Tag: reading

  • Reading Habits That Stick: How to Finish More Books

    Reading Habits That Stick: How to Finish More Books

    Most people who say they want to read more do not actually need more books. The shelves are already there. The unfinished pile is already there. The good intentions and the bookmark stranded at page forty-seven are already there. What is missing is not material; it is the small set of habits that get a person from I am someone who likes to read to I am someone who reads.

    This piece is about that gap — about the modest, slightly boring changes that turn reading from a thing you mean to do into a thing you do. Nothing here is clever. It just consistently works for people who have been trying to read more and finishing fewer books than they would like.

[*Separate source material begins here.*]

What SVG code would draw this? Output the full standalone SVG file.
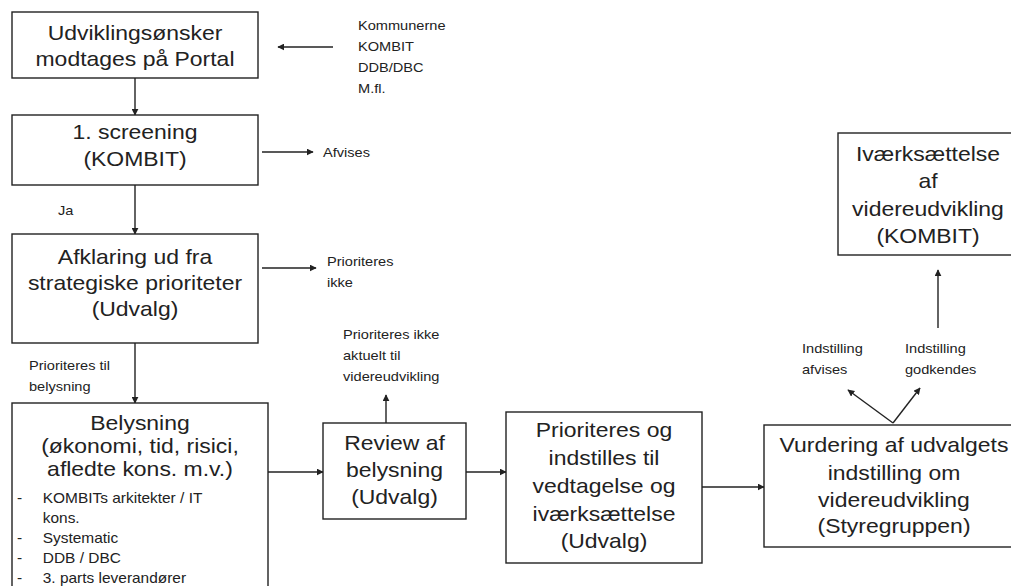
<svg xmlns="http://www.w3.org/2000/svg" width="1011" height="586" viewBox="0 0 1011 586">
<style>
.box{fill:#fff;stroke:#222;stroke-width:1.4}
.big{font-family:"Liberation Sans",Arial,sans-serif;font-size:20.5px;fill:#222;text-anchor:middle}
.sm{font-family:"Liberation Sans",Arial,sans-serif;font-size:13.5px;fill:#222}
.bul{font-family:"Liberation Sans",Arial,sans-serif;font-size:13.8px;fill:#222}
.con{stroke:#222;stroke-width:1.4;fill:none;marker-end:url(#ah)}
</style>
<defs>
<marker id="ah" viewBox="0 0 10 10" refX="9" refY="5" markerWidth="7" markerHeight="7" markerUnits="userSpaceOnUse" orient="auto">
<path d="M0,0 L10,5 L0,10 z" fill="#222"/>
</marker>
</defs>
<rect width="1011" height="586" fill="#fff"/>
<g id="connectors">
<line class="con" x1="333" y1="47" x2="278" y2="47"/>
<line class="con" x1="135" y1="78" x2="135" y2="115"/>
<line class="con" x1="262" y1="152" x2="313" y2="152"/>
<line class="con" x1="135" y1="185" x2="135" y2="234"/>
<line class="con" x1="262" y1="268" x2="316" y2="268"/>
<line class="con" x1="135" y1="343" x2="135" y2="403"/>
<line class="con" x1="268" y1="472" x2="323" y2="472"/>
<line class="con" x1="386" y1="423" x2="386" y2="395"/>
<line class="con" x1="466" y1="472" x2="506" y2="472"/>
<line class="con" x1="702" y1="487" x2="764" y2="487"/>
<line class="con" x1="893" y1="423" x2="848" y2="390"/>
<line class="con" x1="893" y1="423" x2="920" y2="388"/>
<line class="con" x1="938" y1="328" x2="938" y2="270"/>
</g>
<g id="n1">
<rect class="box" x="12" y="12" width="246" height="66"/>
<g transform="translate(135 0) scale(1.12 1)" class="big"><text x="0" y="40">Udviklingsønsker</text><text x="0" y="66">modtages på Portal</text></g>
</g>
<g id="n2">
<rect class="box" x="12" y="115" width="246" height="70"/>
<g transform="translate(135 0) scale(1.12 1)" class="big"><text x="0" y="139">1. screening</text><text x="0" y="166">(KOMBIT)</text></g>
</g>
<g id="n3">
<rect class="box" x="12" y="234" width="246" height="109"/>
<g transform="translate(135 0) scale(1.12 1)" class="big"><text x="0" y="264">Afklaring ud fra</text><text x="0" y="290">strategiske prioriteter</text><text x="0" y="316">(Udvalg)</text></g>
</g>
<g id="n4">
<rect class="box" x="12" y="403" width="256" height="200"/>
<g transform="translate(140 0) scale(1.12 1)" class="big"><text x="0" y="430">Belysning</text><text x="0" y="453">(økonomi, tid, risici,</text><text x="0" y="476">afledte kons. m.v.)</text></g>
<g transform="translate(17 0) scale(1.12 1)" class="bul">
<text x="0" y="503">-</text><text x="23" y="503">KOMBITs arkitekter / IT</text>
<text x="23" y="523">kons.</text>
<text x="0" y="543">-</text><text x="23" y="543">Systematic</text>
<text x="0" y="563">-</text><text x="23" y="563">DDB / DBC</text>
<text x="0" y="583">-</text><text x="23" y="583">3. parts leverandører</text>
</g>
</g>
<g id="n5">
<rect class="box" x="323" y="423" width="143" height="96"/>
<g transform="translate(394.5 0) scale(1.12 1)" class="big"><text x="0" y="450">Review af</text><text x="0" y="477">belysning</text><text x="0" y="504">(Udvalg)</text></g>
</g>
<g id="n6">
<rect class="box" x="506" y="412" width="196" height="151"/>
<g transform="translate(604 0) scale(1.12 1)" class="big"><text x="0" y="437">Prioriteres og</text><text x="0" y="465">indstilles til</text><text x="0" y="493">vedtagelse og</text><text x="0" y="521">iværksættelse</text><text x="0" y="548">(Udvalg)</text></g>
</g>
<g id="n7">
<rect class="box" x="764" y="425" width="270" height="122"/>
<g transform="translate(894 0) scale(1.12 1)" class="big"><text x="0" y="452">Vurdering af udvalgets</text><text x="0" y="480">indstilling om</text><text x="0" y="507">videreudvikling</text><text x="0" y="533">(Styregruppen)</text></g>
</g>
<g id="n8">
<rect class="box" x="838" y="133" width="180" height="122"/>
<g transform="translate(928 0) scale(1.12 1)" class="big"><text x="0" y="161">Iværksættelse</text><text x="0" y="188">af</text><text x="0" y="216">videreudvikling</text><text x="0" y="243">(KOMBIT)</text></g>
</g>
<g id="labels" class="sm">
<g transform="translate(358 0) scale(1.08 1)"><text x="0" y="30">Kommunerne</text><text x="0" y="51">KOMBIT</text><text x="0" y="72">DDB/DBC</text><text x="0" y="93">M.fl.</text></g>
<g transform="translate(323 0) scale(1.08 1)"><text x="0" y="157">Afvises</text></g>
<g transform="translate(58 0) scale(1.08 1)"><text x="0" y="215">Ja</text></g>
<g transform="translate(327 0) scale(1.08 1)"><text x="0" y="266">Prioriteres</text><text x="0" y="287">ikke</text></g>
<g transform="translate(29 0) scale(1.08 1)"><text x="0" y="370">Prioriteres til</text><text x="0" y="391">belysning</text></g>
<g transform="translate(343 0) scale(1.08 1)"><text x="0" y="339">Prioriteres ikke</text><text x="0" y="360">aktuelt til</text><text x="0" y="381">videreudvikling</text></g>
<g transform="translate(802 0) scale(1.08 1)"><text x="0" y="353">Indstilling</text><text x="0" y="374">afvises</text></g>
<g transform="translate(905 0) scale(1.08 1)"><text x="0" y="353">Indstilling</text><text x="0" y="374">godkendes</text></g>
</g>
</svg>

    Pick a slot, not a goal

    A reading goal is twenty books this year. A reading slot is thirty minutes before bed, every weeknight. The slot wins. The goal floats above the days, threatening at year-end; the slot lives inside them, doing the work.

    Once a slot is fixed, the rest is mechanical. The book lives where the slot does — bedside table, kitchen counter, sofa arm. The slot does not need to be long. Twenty or thirty minutes of focused reading, almost daily, finishes more books in a year than two-hour binges that happen once a month. The goal version reaches December and remembers the number; the slot version reaches December and finds that the books got read along the way without anyone counting them.

    Carry the book, not the phone

    Most stolen reading time is currently going somewhere else. The five minutes in the cafe waiting for a friend. The fifteen on the train. The twenty before a meeting that started late. These small windows are the natural home of a paperback or a Kindle, and they get hijacked by whichever phone notification is nearest.

    The fix is not heroic discipline. It is leaving the book in a coat pocket and the phone in the bag. The brain reaches for whatever is in reach. Make the book the closer object and a surprising amount of accidental reading happens.

    Read more than one thing at once

    The advice to read one book at a time is well-meaning and slightly counterproductive. Most readers who keep up a steady habit have two or three books going: a fiction in the evening, a non-fiction at the kitchen table, a slower one on the bedside for the nights when the brain is too tired for anything else.

    The mix matters because moods change. A bad night with the difficult book is not a sign that you have failed the book; it is a sign that tonight calls for the other one. Having options keeps reading from becoming homework, which is the fastest way to stop doing it.

    Allow yourself to stop

    There is a stubbornness people apply to reading that they apply to almost nothing else. A film that is not working gets switched off without ceremony. A book that is not working gets carried for another two hundred pages out of obligation. The result is that the next book — the one that would have lit something up — never gets reached, because the previous one is still on the bedside table demanding to be finished.

    The pile of unread books is not a backlog. It is a buffet. Give yourself an honest fifty pages. If it is not working, the book stays on the shelf, and you move on. The right book at the wrong time is not the same as the wrong book, but either way, the answer is to keep moving.

    Build a small return system

    What undermines most reading habits is not the time spent reading; it is the time wasted choosing what to read next. The book finishes, the household goes to bed, and there is nothing on the table for tomorrow. By the time something is selected from the shelf two evenings later, the habit has lost momentum.

    A small fix: keep the next book already chosen. The pile beside the bed has the current book plus the next one. When one ends, the other is right there, waiting, no decision required. This is the same logic that keeps any small habit alive — reduce friction more than you increase willpower.

    What changes after a few months

    The first thing that comes back is patience. A page is shorter than a video, but it asks for more sustained attention, and the attention itself gets exercised. The second is taste. With more books in the rotation, the sense of what you like sharpens, and the choosing gets easier. The third, slowly, is identity: the small but real shift from I should read more to I am reading something good at the moment, which is what most people meant in the first place.

    A side effect that surprises most returning readers is how the rest of the screen-time question quietly answers itself. The phone gets reached for less, not because it has been banned, but because there is now a more interesting alternative on the bedside table. A book competes with a phone better than any willpower ever did.